Gary VanLandingham — director of what’s called the “Results First” Initiative — says Iowa is among 29 states with a “mixed” record when it comes to evaluating the costs and benefits of taxpayer-financed programs.
“Those studies tended to be fairly limited in scope and there were some evidence that policymakers had used the results, but more in an indirect way to make a budget or policy choice,” VanLandingham says.
The national “Results First” initiative is currently working with 14 states, including Iowa.
“Cost-benefit analysis is a business-oriented approach. This is how the private sector makes their investment choices,” VanLandingham says. “Increasingly we can do that same type of analyis in the public sector.”
The “Results First” initiative is focused on evaluating the costs and benefits of programs within Iowa’s prison system right now.

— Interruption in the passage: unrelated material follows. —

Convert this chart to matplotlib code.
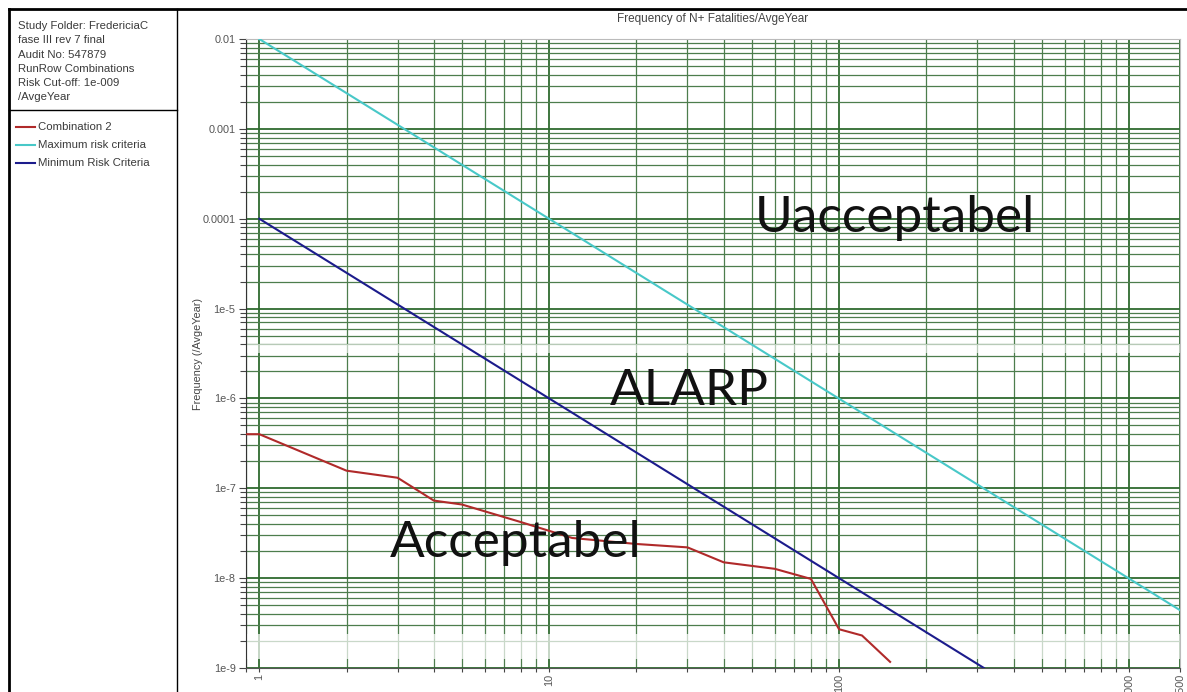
import matplotlib
matplotlib.use("Agg")
import matplotlib.pyplot as plt
from matplotlib.lines import Line2D
from matplotlib.ticker import FixedLocator, FixedFormatter, NullFormatter, LogLocator

# --- data ---
n_comb = [0.9, 1, 2, 3, 4, 5, 8, 12, 20, 30, 40, 60, 80, 100, 120, 150]
f_comb = [4.0e-7, 4.0e-7, 1.57e-7, 1.31e-7, 7.3e-8, 6.6e-8, 4.2e-8, 2.8e-8,
          2.4e-8, 2.2e-8, 1.5e-8, 1.27e-8, 9.8e-9, 2.7e-9, 2.3e-9, 1.17e-9]

n_max = [1, 1500]
f_max = [1e-2, 4.4e-9]

n_min = [1, 316]
f_min = [1e-4, 1e-9]

x_ticks = [1, 10, 100, 1000, 1500]
x_labels = ["1", "10", "100", "1000", "1500"]
y_ticks = [1e-2, 1e-3, 1e-4, 1e-5, 1e-6, 1e-7, 1e-8, 1e-9]
y_labels = ["0.01", "0.001", "0.0001", "1e-5", "1e-6", "1e-7", "1e-8", "1e-9"]

info_lines = ["Study Folder: FredericiaC", "fase III rev 7 final", "Audit No: 547879",
              "RunRow Combinations", "Risk Cut-off: 1e-009", "/AvgeYear"]
legend_names = ["Combination 2", "Maximum risk criteria", "Minimum Risk Criteria"]
legend_colors = ["#b02a2a", "#48c8c8", "#1c1c8c"]

W, H = 1187, 692
fig = plt.figure(figsize=(W / 100, H / 100), dpi=100)
fig.patch.set_facecolor("white")


def fx(px):
    return px / W


def fy(py):
    return 1 - py / H


txt_col = "#3a3a3a"
sans = ["Liberation Sans", "DejaVu Sans"]

# outer frame lines
fig.add_artist(Line2D([fx(9), 1], [fy(9), fy(9)], color="black", lw=2))
fig.add_artist(Line2D([fx(9), fx(9)], [fy(9), 0], color="black", lw=2))
fig.add_artist(Line2D([fx(177), fx(177)], [fy(9), 0], color="black", lw=1))
fig.add_artist(Line2D([fx(9), fx(177)], [fy(110), fy(110)], color="black", lw=1))

# info text in left panel
for i, s in enumerate(info_lines):
    fig.text(fx(18), fy(26 + i * 14.3), s, fontsize=8.2, color=txt_col,
             family=sans, va="center", ha="left")

# legend in left panel
for i, (name, c) in enumerate(zip(legend_names, legend_colors)):
    yy = fy(127 + i * 18)
    fig.add_artist(Line2D([fx(16), fx(35)], [yy, yy], color=c, lw=1.5))
    fig.text(fx(38), yy, name, fontsize=8.2, color=txt_col, family=sans,
             va="center", ha="left")

# main axes
ax = fig.add_axes([fx(246), fy(668), fx(1180) - fx(246), fy(39) - fy(668)])
ax.set_xscale("log")
ax.set_yscale("log")
ax.set_xlim(0.9, 1500)
ax.set_ylim(1e-9, 1e-2)

grid_col = "#4d7d4d"
ax.xaxis.set_major_locator(FixedLocator(x_ticks))
ax.xaxis.set_major_formatter(FixedFormatter(x_labels))
ax.xaxis.set_minor_locator(LogLocator(base=10, subs=range(2, 10), numticks=20))
ax.xaxis.set_minor_formatter(NullFormatter())
ax.yaxis.set_major_locator(FixedLocator(y_ticks))
ax.yaxis.set_major_formatter(FixedFormatter(y_labels))
ax.yaxis.set_minor_locator(LogLocator(base=10, subs=range(2, 10), numticks=20))
ax.yaxis.set_minor_formatter(NullFormatter())

ax.grid(True, which="major", color="#2f6a2f", lw=1.3)
ax.grid(True, which="minor", color=grid_col, lw=0.9)
ax.set_axisbelow(True)

ax.tick_params(axis="both", which="both", direction="out", color="#444444",
               labelcolor="#555555", labelsize=7.8, width=0.8)
ax.tick_params(axis="y", which="major", length=5, pad=2.5)
ax.tick_params(axis="y", which="minor", length=4)
ax.tick_params(axis="x", which="both", length=3)
ax.tick_params(axis="x", which="major", pad=1)
for lab in ax.get_xticklabels():
    lab.set_rotation(90)
    lab.set_family(sans)
for lab in ax.get_yticklabels():
    lab.set_family(sans)

for side in ["top", "right"]:
    ax.spines[side].set_color("#bbbbbb")
    ax.spines[side].set_linewidth(0.8)
ax.spines["left"].set_color("#333333")
ax.spines["bottom"].set_color("#555555")

# faded bands (scan artefacts)
ax.axhspan(3.2e-6, 4.0e-6, color="white", alpha=0.6, lw=0, zorder=1)
ax.axhspan(1.25e-9, 2.4e-9, color="white", alpha=0.7, lw=0, zorder=1)

ax.plot(n_max, f_max, color=legend_colors[1], lw=1.5, zorder=3)
ax.plot(n_min, f_min, color=legend_colors[2], lw=1.5, zorder=3)
ax.plot(n_comb, f_comb, color=legend_colors[0], lw=1.5, zorder=3)

ax.set_title("Frequency of N+ Fatalities/AvgeYear", fontsize=8.5, color="#444444",
             family=sans, pad=12)
ax.set_ylabel("Frequency (/AvgeYear)", fontsize=7.8, color="#444444", family=sans)
ax.yaxis.set_label_coords(-0.046, 0.5)

big = dict(fontsize=37, color="#111111", family=["Lato", "DejaVu Sans"],
           transform=ax.transAxes, ha="left", va="baseline", zorder=4)
ax.text(0.545, 0.693, "Uacceptabel", **big)
ax.text(0.390, 0.418, "ALARP", **big)
ax.text(0.154, 0.176, "Acceptabel", **big)

fig.savefig("out.png", dpi=100, facecolor="white")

It could expand to help evaluate child welfare, education, substance abuse and mental health programs.
“Those are the areas that we think are most ripe for states to use this type of approve to improve return on investment for taxpayers,” VanLandingham says.
The group’s national report found cost-benefit analyses helped states “make better investments of public dollars by identifying programs and policies that deliver high returns.” But the group also found a majority of states, including Iowa, are not often using cost-benefit calculations when making “critical decisions” about government spending.